[START OF Given information]
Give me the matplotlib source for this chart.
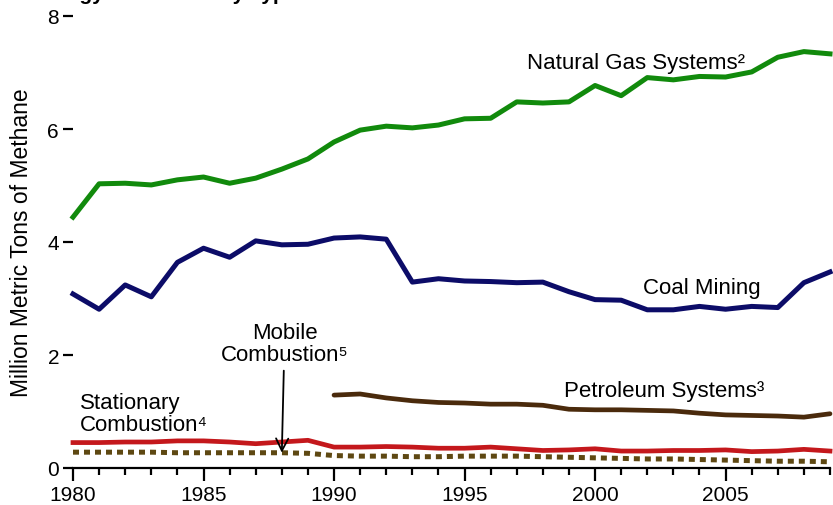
import matplotlib
matplotlib.use("Agg")
import matplotlib.pyplot as plt
from matplotlib.ticker import MultipleLocator

plt.rcParams['font.family'] = ['Liberation Sans', 'DejaVu Sans']

years = list(range(1980, 2010))
natural_gas = [4.44, 5.03, 5.04, 5.01, 5.10, 5.15, 5.04, 5.13, 5.29, 5.47,
               5.77, 5.98, 6.05, 6.02, 6.07, 6.18, 6.19, 6.48, 6.46, 6.48,
               6.77, 6.59, 6.91, 6.87, 6.93, 6.92, 7.01, 7.27, 7.37, 7.33]
coal_mining = [3.08, 2.81, 3.24, 3.03, 3.64, 3.89, 3.73, 4.02, 3.95, 3.96,
               4.07, 4.09, 4.05, 3.29, 3.35, 3.31, 3.30, 3.28, 3.29, 3.12,
               2.98, 2.97, 2.80, 2.80, 2.86, 2.81, 2.86, 2.84, 3.28, 3.47]
petro_years = list(range(1990, 2010))
petroleum = [1.29, 1.31, 1.24, 1.19, 1.16, 1.15, 1.13, 1.13, 1.11, 1.04,
             1.03, 1.03, 1.02, 1.01, 0.97, 0.94, 0.93, 0.92, 0.90, 0.96]
stationary = [0.45, 0.45, 0.46, 0.46, 0.48, 0.48, 0.46, 0.43, 0.46, 0.49,
              0.37, 0.37, 0.38, 0.37, 0.35, 0.35, 0.37, 0.34, 0.31, 0.32,
              0.34, 0.30, 0.30, 0.31, 0.31, 0.32, 0.29, 0.30, 0.33, 0.30]
mobile = [0.28, 0.28, 0.28, 0.28, 0.27, 0.27, 0.27, 0.27, 0.27, 0.26,
          0.22, 0.21, 0.21, 0.20, 0.20, 0.21, 0.21, 0.21, 0.20, 0.19,
          0.18, 0.17, 0.16, 0.16, 0.15, 0.14, 0.13, 0.12, 0.12, 0.11]

c_gas = '#118a0c'
c_coal = '#0c0c68'
c_pet = '#4a2a0c'
c_stat = '#c4181c'
c_mob = '#5e4812'

fig = plt.figure(figsize=(8.33, 5.06), dpi=100)
ax = fig.add_axes([73/833, 37/506, 757/833, 452/506])

ax.plot(years, natural_gas, color=c_gas, lw=3.6, clip_on=False)
ax.plot(years, coal_mining, color=c_coal, lw=3.6, clip_on=False)
ax.plot(petro_years, petroleum, color=c_pet, lw=3.4, solid_capstyle='round', clip_on=False)
ax.plot(years, stationary, color=c_stat, lw=3.4, clip_on=False)
ax.plot(years, mobile, color=c_mob, lw=3.6, linestyle=(0, (1.2, 1.0)), clip_on=False)

ax.set_xlim(1980, 2009)
ax.set_ylim(0, 8)
ax.xaxis.set_major_locator(MultipleLocator(5))
ax.xaxis.set_minor_locator(MultipleLocator(1))
ax.yaxis.set_major_locator(MultipleLocator(2))

for s in ['top', 'right', 'left']:
    ax.spines[s].set_visible(False)
ax.spines['bottom'].set_linewidth(1.6)

ax.tick_params(axis='x', which='major', direction='out', length=9, width=1.6,
               labelsize=15, pad=3.5)
ax.tick_params(axis='x', which='minor', direction='out', length=5, width=1.6)
ax.tick_params(axis='y', which='major', direction='out', length=7, width=1.6,
               labelsize=15, pad=3)

ax.set_ylabel('Million Metric Tons of Methane', fontsize=16.5, labelpad=10)

fs = 16
ax.text(1997.4, 7.17, 'Natural Gas Systems\u00b2', fontsize=fs, ha='left', va='center')
ax.text(2001.85, 3.20, 'Coal Mining', fontsize=fs, ha='left', va='center')
ax.text(1998.8, 1.38, 'Petroleum Systems\u00b3', fontsize=fs, ha='left', va='center')
ax.text(1980.25, 0.97, 'Stationary\nCombustion\u2074', fontsize=fs, ha='left',
        va='center', linespacing=1.05)
ax.annotate('Mobile\nCombustion\u2075', xy=(1988, 0.27), xytext=(1988.1, 2.2),
            fontsize=fs, ha='center', va='center', linespacing=1.05,
            arrowprops=dict(arrowstyle='->', color='black', lw=1.3,
                            mutation_scale=22, shrinkA=2, shrinkB=0))

fig.text(33/833, 1 - 0.5/506, 'Energy Emissions by Type', fontsize=15,
         fontweight='bold', ha='left', va='baseline')

fig.savefig('out.png', dpi=100)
[END OF Given information]
Job
Take the listing above and print it exactly, apart from the pictures.

Solution
Give me the matplotlib source for this chart.
import matplotlib
matplotlib.use("Agg")
import matplotlib.pyplot as plt
from matplotlib.ticker import MultipleLocator

plt.rcParams['font.family'] = ['Liberation Sans', 'DejaVu Sans']

years = list(range(1980, 2010))
natural_gas = [4.44, 5.03, 5.04, 5.01, 5.10, 5.15, 5.04, 5.13, 5.29, 5.47,
               5.77, 5.98, 6.05, 6.02, 6.07, 6.18, 6.19, 6.48, 6.46, 6.48,
               6.77, 6.59, 6.91, 6.87, 6.93, 6.92, 7.01, 7.27, 7.37, 7.33]
coal_mining = [3.08, 2.81, 3.24, 3.03, 3.64, 3.89, 3.73, 4.02, 3.95, 3.96,
               4.07, 4.09, 4.05, 3.29, 3.35, 3.31, 3.30, 3.28, 3.29, 3.12,
               2.98, 2.97, 2.80, 2.80, 2.86, 2.81, 2.86, 2.84, 3.28, 3.47]
petro_years = list(range(1990, 2010))
petroleum = [1.29, 1.31, 1.24, 1.19, 1.16, 1.15, 1.13, 1.13, 1.11, 1.04,
             1.03, 1.03, 1.02, 1.01, 0.97, 0.94, 0.93, 0.92, 0.90, 0.96]
stationary = [0.45, 0.45, 0.46, 0.46, 0.48, 0.48, 0.46, 0.43, 0.46, 0.49,
              0.37, 0.37, 0.38, 0.37, 0.35, 0.35, 0.37, 0.34, 0.31, 0.32,
              0.34, 0.30, 0.30, 0.31, 0.31, 0.32, 0.29, 0.30, 0.33, 0.30]
mobile = [0.28, 0.28, 0.28, 0.28, 0.27, 0.27, 0.27, 0.27, 0.27, 0.26,
          0.22, 0.21, 0.21, 0.20, 0.20, 0.21, 0.21, 0.21, 0.20, 0.19,
          0.18, 0.17, 0.16, 0.16, 0.15, 0.14, 0.13, 0.12, 0.12, 0.11]

c_gas = '#118a0c'
c_coal = '#0c0c68'
c_pet = '#4a2a0c'
c_stat = '#c4181c'
c_mob = '#5e4812'

fig = plt.figure(figsize=(8.33, 5.06), dpi=100)
ax = fig.add_axes([73/833, 37/506, 757/833, 452/506])

ax.plot(years, natural_gas, color=c_gas, lw=3.6, clip_on=False)
ax.plot(years, coal_mining, color=c_coal, lw=3.6, clip_on=False)
ax.plot(petro_years, petroleum, color=c_pet, lw=3.4, solid_capstyle='round', clip_on=False)
ax.plot(years, stationary, color=c_stat, lw=3.4, clip_on=False)
ax.plot(years, mobile, color=c_mob, lw=3.6, linestyle=(0, (1.2, 1.0)), clip_on=False)

ax.set_xlim(1980, 2009)
ax.set_ylim(0, 8)
ax.xaxis.set_major_locator(MultipleLocator(5))
ax.xaxis.set_minor_locator(MultipleLocator(1))
ax.yaxis.set_major_locator(MultipleLocator(2))

for s in ['top', 'right', 'left']:
    ax.spines[s].set_visible(False)
ax.spines['bottom'].set_linewidth(1.6)

ax.tick_params(axis='x', which='major', direction='out', length=9, width=1.6,
               labelsize=15, pad=3.5)
ax.tick_params(axis='x', which='minor', direction='out', length=5, width=1.6)
ax.tick_params(axis='y', which='major', direction='out', length=7, width=1.6,
               labelsize=15, pad=3)

ax.set_ylabel('Million Metric Tons of Methane', fontsize=16.5, labelpad=10)

fs = 16
ax.text(1997.4, 7.17, 'Natural Gas Systems\u00b2', fontsize=fs, ha='left', va='center')
ax.text(2001.85, 3.20, 'Coal Mining', fontsize=fs, ha='left', va='center')
ax.text(1998.8, 1.38, 'Petroleum Systems\u00b3', fontsize=fs, ha='left', va='center')
ax.text(1980.25, 0.97, 'Stationary\nCombustion\u2074', fontsize=fs, ha='left',
        va='center', linespacing=1.05)
ax.annotate('Mobile\nCombustion\u2075', xy=(1988, 0.27), xytext=(1988.1, 2.2),
            fontsize=fs, ha='center', va='center', linespacing=1.05,
            arrowprops=dict(arrowstyle='->', color='black', lw=1.3,
                            mutation_scale=22, shrinkA=2, shrinkB=0))

fig.text(33/833, 1 - 0.5/506, 'Energy Emissions by Type', fontsize=15,
         fontweight='bold', ha='left', va='baseline')

fig.savefig('out.png', dpi=100)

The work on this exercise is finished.